La non-proportionnalité des symptômes conséquent à un système postural dégradé
Par Romain HENAUT, ostéopathe D.O.
Quand on pense à la posture, la logique voudrait que plus le patient est tordu dans l’espace plus les symptômes soient intenses. Pourtant la réalité clinique en est tout autre : l’intensité d’un trouble postural n’est pas toujours corrélée à l’intensité de la douleur ou à l’inconfort ressenti.
Posture dégradée et contraintes sur l’appareil locomoteur
Lorsque le système postural se dégrade, le corps adopte une position moins efficace, souvent au prix de compensations musculaires et articulaires.
Ces compensations imposent des contraintes sur l’appareil locomoteur :
• tensions de certains muscles
• Pressions anormales sur les articulations
• Déséquilibres dans la répartition des appuis
En théorie, plus la dégradation du système postural est importante, plus ces contraintes devraient provoquer des douleurs. Mais en pratique, ce n’est pas si simple.
Un paradoxe fréquent : petits défauts, grandes douleurs
Il existe des situations où une petite perturbation de l’un des capteurs du système postural — les yeux, les dents ou la peau — peut provoquer de grandes douleurs.
Exemple : Un léger défaut de convergence oculaire peut entraîner des tensions cervicales, des migraines ou des douleurs lombaires très fortes chez un sujet qui travaille sur un ordinateur toute la journée
À l’inverse, certaines personnes présentent :
• Une occlusion dentaire très délabrée ou des dents manquantes
• Une convergence oculaire très faible
• Des cicatrices qui perturbent la peau
Et pourtant… elles ne ressentent que peu ou pas de douleurs.
Pourquoi cette non-proportionnalité des symptômes ?
Plusieurs facteurs peuvent l’expliquer :
– Capacité d’adaptation individuelle : certains organismes compensent mieux que d’autres grâce à leur souplesse articulaire, leur force musculaire ou leur endurance.
– Seuil de perception de la douleur : chaque individu a une sensibilité différente aux signaux douloureux.
– Facteurs psycho-émotionnels : le stress, la fatigue ou l’état émotionnel peuvent amplifier ou atténuer la sensation de douleur.

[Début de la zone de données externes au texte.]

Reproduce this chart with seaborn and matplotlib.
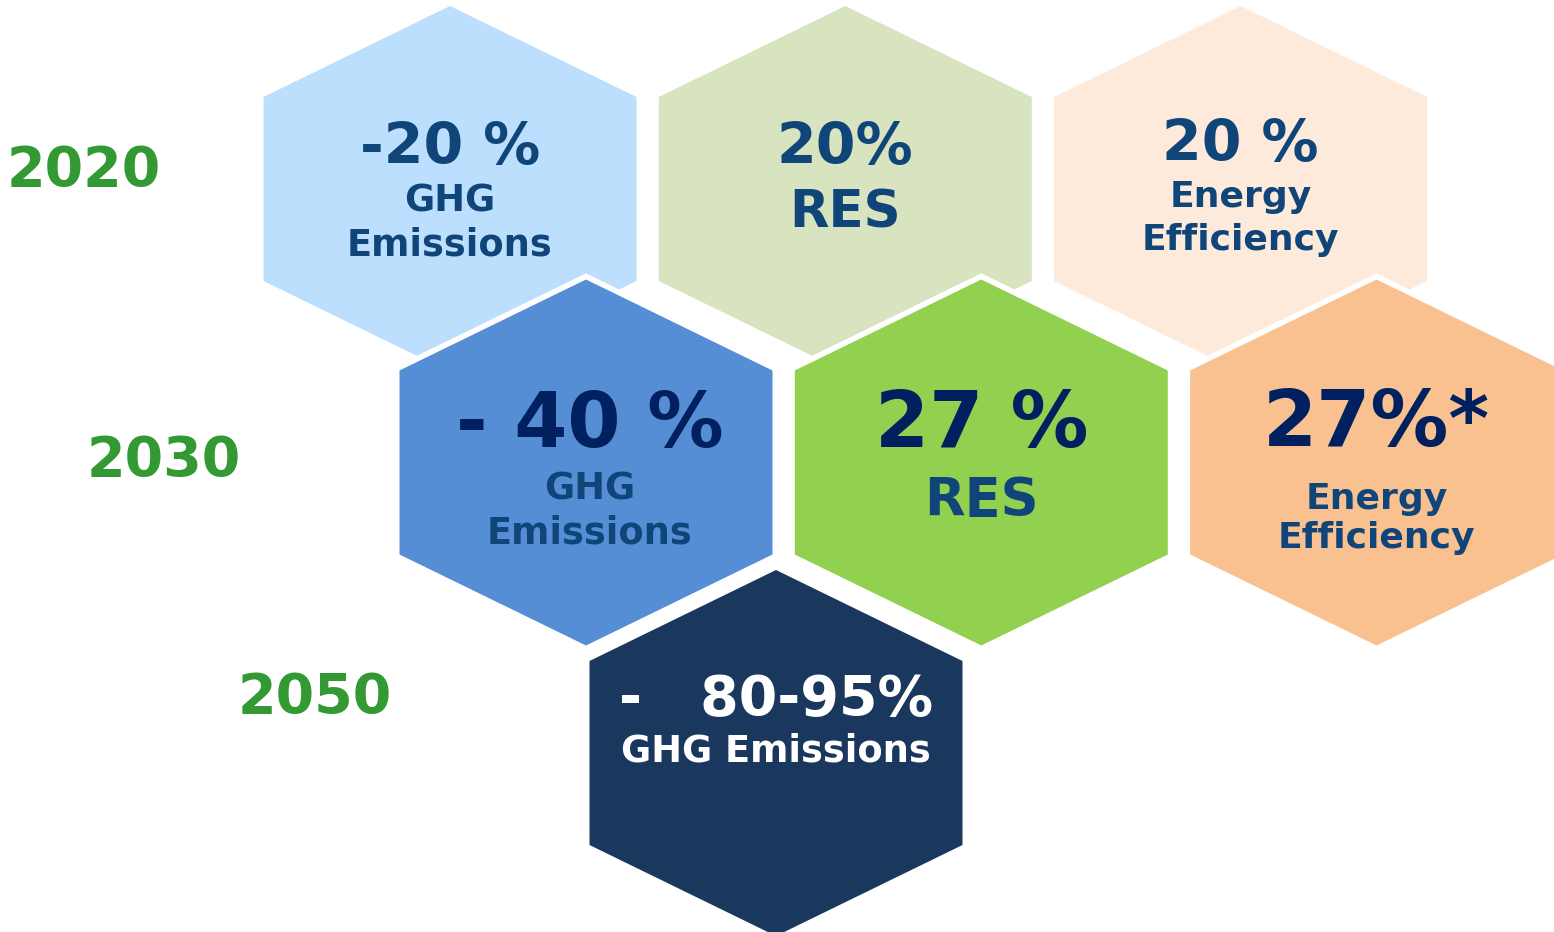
import matplotlib
matplotlib.use("Agg")
import matplotlib.pyplot as plt
import seaborn as sns
import numpy as np

# ---------------- data ----------------
years = ["2020", "2030", "2050"]

values_2020 = ["-20 %", "20%", "20 %"]
labels_2020 = [["GHG", "Emissions"], ["RES"], ["Energy", "Efficiency"]]

values_2030 = ["- 40 %", "27 %", "27%*"]
labels_2030 = [["GHG", "Emissions"], ["RES"], ["Energy", "Efficiency"]]

values_2050 = ["-   80-95%"]
labels_2050 = [["GHG Emissions"]]

fill_2020 = ["#BBDFFD", "#D8E4BF", "#FDEADB"]
fill_2030 = ["#558ED5", "#92D050", "#F9C190"]
fill_2050 = ["#1A375E"]

# ---------------- style ----------------
sns.set_theme(style="white")
plt.rcParams["font.family"] = ["DejaVu Sans"]

W, H = 1554, 932
fig = plt.figure(figsize=(W / 100, H / 100), dpi=100)
ax = fig.add_axes([0, 0, 1, 1])
ax.set_xlim(0, W)
ax.set_ylim(H, 0)
ax.set_axis_off()

LABEL = "#10457A"
BIG = "#002060"
YEARC = "#339933"

# hexagon geometry (pixel units)
hw, ha, hh = 186.5, 92, 183
col_step = 395.3


def hexagon(cx, cy):
    xs = [cx, cx + hw, cx + hw, cx, cx - hw, cx - hw]
    ys = [cy - hh, cy - ha, cy + ha, cy + hh, cy + ha, cy - ha]
    return np.array(xs), np.array(ys)


rows = [
    dict(x0=450, y=189, vals=values_2020, labs=labels_2020, fills=fill_2020, halo=False,
         vsize=[41, 41, 41], vbase=[164, 164, 161], vcol=[LABEL] * 3, tdx=[0, 0, 0],
         lsize=[26.5, 37, 26], lbase=[[211, 256], [227], [207, 250]], lcol=LABEL),
    dict(x0=586, y=462.5, vals=values_2030, labs=labels_2030, fills=fill_2030, halo=True,
         vsize=[55, 56, 56], vbase=[447, 447, 446], vcol=[BIG] * 3, tdx=[4, 0, 0],
         lsize=[26.5, 38, 26], lbase=[[499, 543], [516], [509, 548]], lcol=LABEL),
    dict(x0=776, y=753, vals=values_2050, labs=labels_2050, fills=fill_2050, halo=True,
         vsize=[40], vbase=[715], vcol=["white"], tdx=[0],
         lsize=[26.5], lbase=[[762]], lcol="white"),
]

z = 1
for r in rows:
    for i, (val, labs, fc) in enumerate(zip(r["vals"], r["labs"], r["fills"])):
        cx = r["x0"] + i * col_step
        cy = r["y"]
        xs, ys = hexagon(cx, cy)
        if r["halo"]:
            ax.fill(xs, ys, color="white", lw=8, ec="white", joinstyle="miter", zorder=z)
            z += 1
        ax.fill(xs, ys, color=fc, lw=0, zorder=z)
        z += 1
        tx = cx + r["tdx"][i]
        ax.text(tx, r["vbase"][i], val, ha="center", va="baseline", fontsize=r["vsize"][i],
                fontweight="bold", color=r["vcol"][i], zorder=100)
        for line, b in zip(labs, r["lbase"][i]):
            ax.text(tx, b, line, ha="center", va="baseline", fontsize=r["lsize"][i],
                    fontweight="bold", color=r["lcol"], zorder=100)

# year labels
year_pos = [(84, 186), (164, 476), (315, 713)]
for yr, (x, y) in zip(years, year_pos):
    ax.text(x, y, yr, ha="center", va="baseline", fontsize=40, fontweight="bold",
            color=YEARC, zorder=100)

fig.savefig("out.png", dpi=100, facecolor="white")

L’importance d’une évaluation globale
Ce phénomène de non-proportionnalité des symptômes rappelle qu’il ne faut pas se fier uniquement à l’intensité des douleurs pour évaluer la dégradation du système postural.
• Des douleurs intenses peuvent révéler un défaut minime mais mal compensé
• Un trouble important peut passer presque inaperçu si le corps s’y est adapté
D’où l’importance d’un bilan postural complet, qui prend en compte l’ensemble des capteurs (œil, dents, peau) et non seulement l’aspect visible ou la plainte exprimée.
En posturologie, la douleur n’est pas toujours proportionnelle à la dégradation du système postural. Ce constat souligne la complexité de notre système postural et la nécessité d’une approche individualisée, où l’on traite la cause et pas seulement l’intensité du symptôme.